Security & Privacy without Anonymity

Once again, I'm going to cite Signal. Because your phone number is required, you can be unmasked by a court order or even a web search depending on the phone number you use. However, Signal is renowned for having some of the best security in the world, and the content of your messages and the information you transfer will be protected and controlled even if your identity is not.

Privacy without Security or Anonymity

Forgive me if this a gross example, but think of using the restroom when you go camping. You can find some bushes to hide behind and that will give you privacy, but have no security or anonymity. There is nothing to stop anyone from finding you, and if the police decide to ask for ID you have no protection from that request.
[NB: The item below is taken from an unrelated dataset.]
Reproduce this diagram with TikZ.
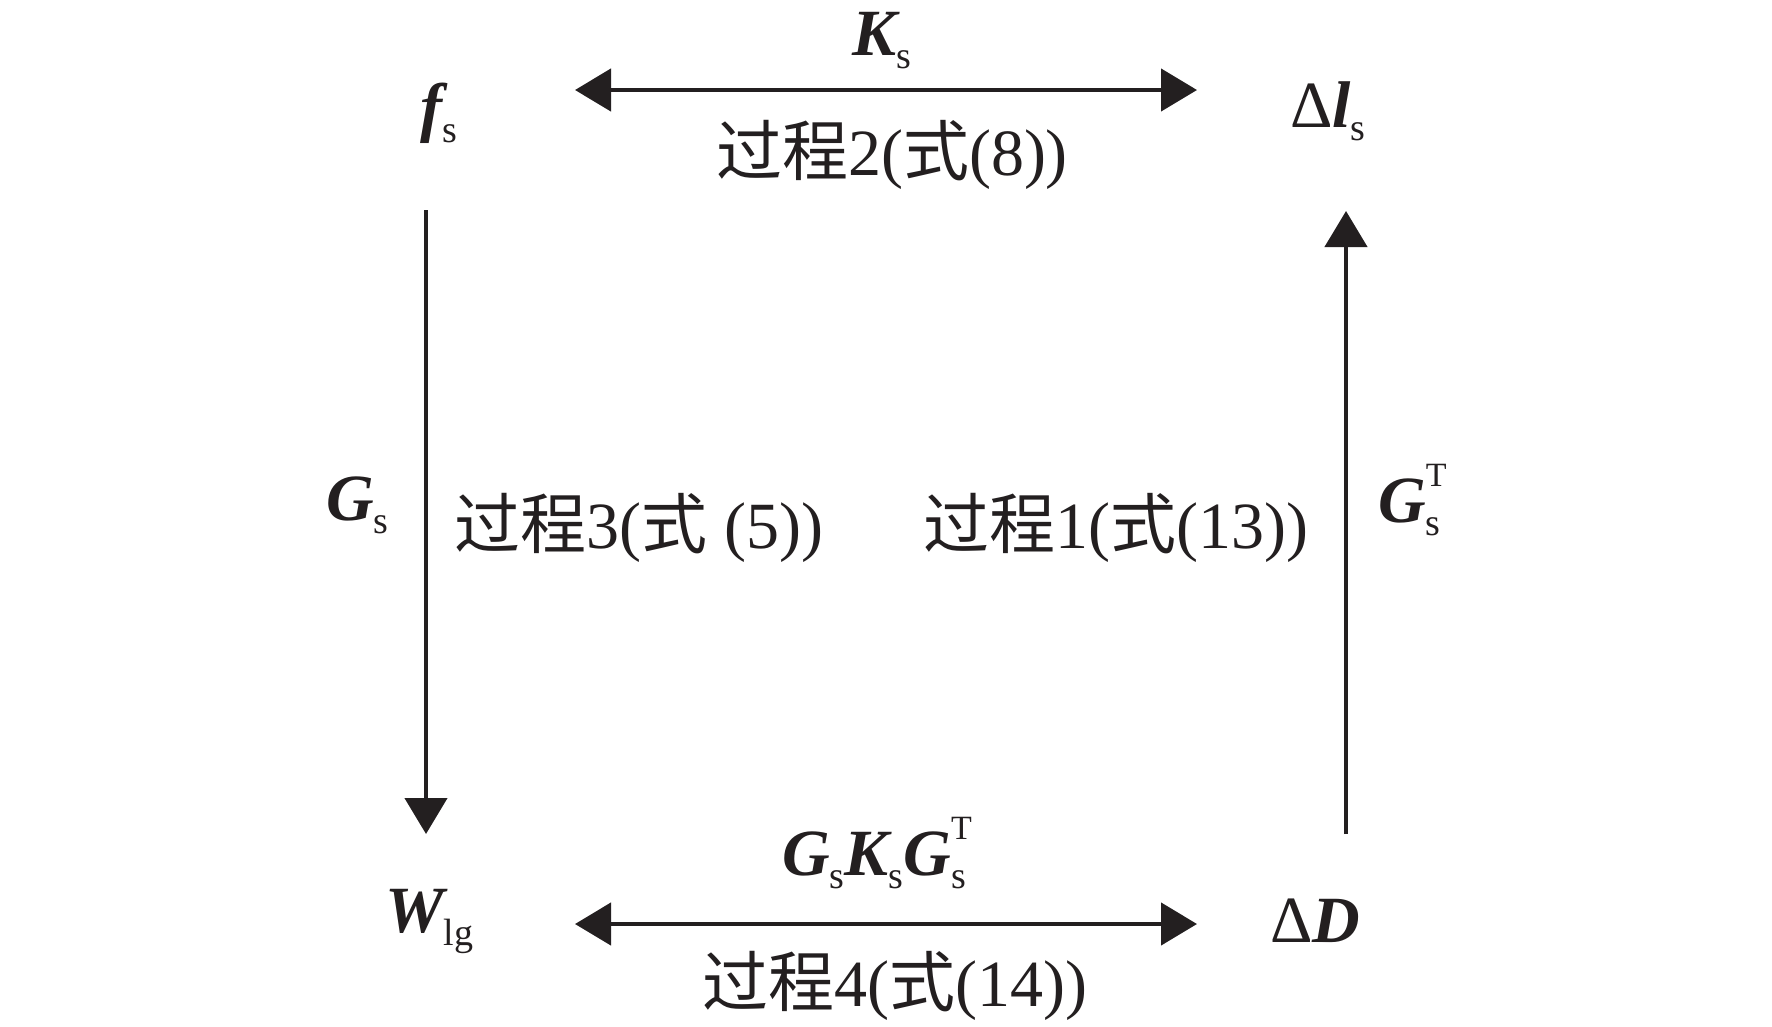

Security with Privacy & Anonymity

I would argue that XMPP is a perfect example of this. XMPP allows you to sign up without any real information, over a VPN or Tor connection for total anonymity. Additionally, the conversations can be protected by OMEMO encryption, meaning the data itself is also private. When used properly, this is as closed to perfect as you can get (if a bit user-unfriendly).

Closing Thoughts

As I said before, these three concepts are not necessarily dependent on each other. A secure product does not guarantee privacy, a private product does not guarantee security, and anonymity does not guarantee either. Also as I said before, there is nothing wrong with valuing one facet over another. While I discourage it, it is okay to use Gmail because of Google's top-notch security even though it offers no privacy. It's also okay to use Signal even though it doesn't give you total anonymity. Just be sure you understand how a product is used. It would be awful to use Google thinking that it will give your communications privacy and then your financial details get stolen by a rogue employee. Or if you used a service like Signal to organize protests in a hostile country only to be arrested once your phone number is unmasked with a warrant. Know the limitations of the services you choose and decide what features are important to you.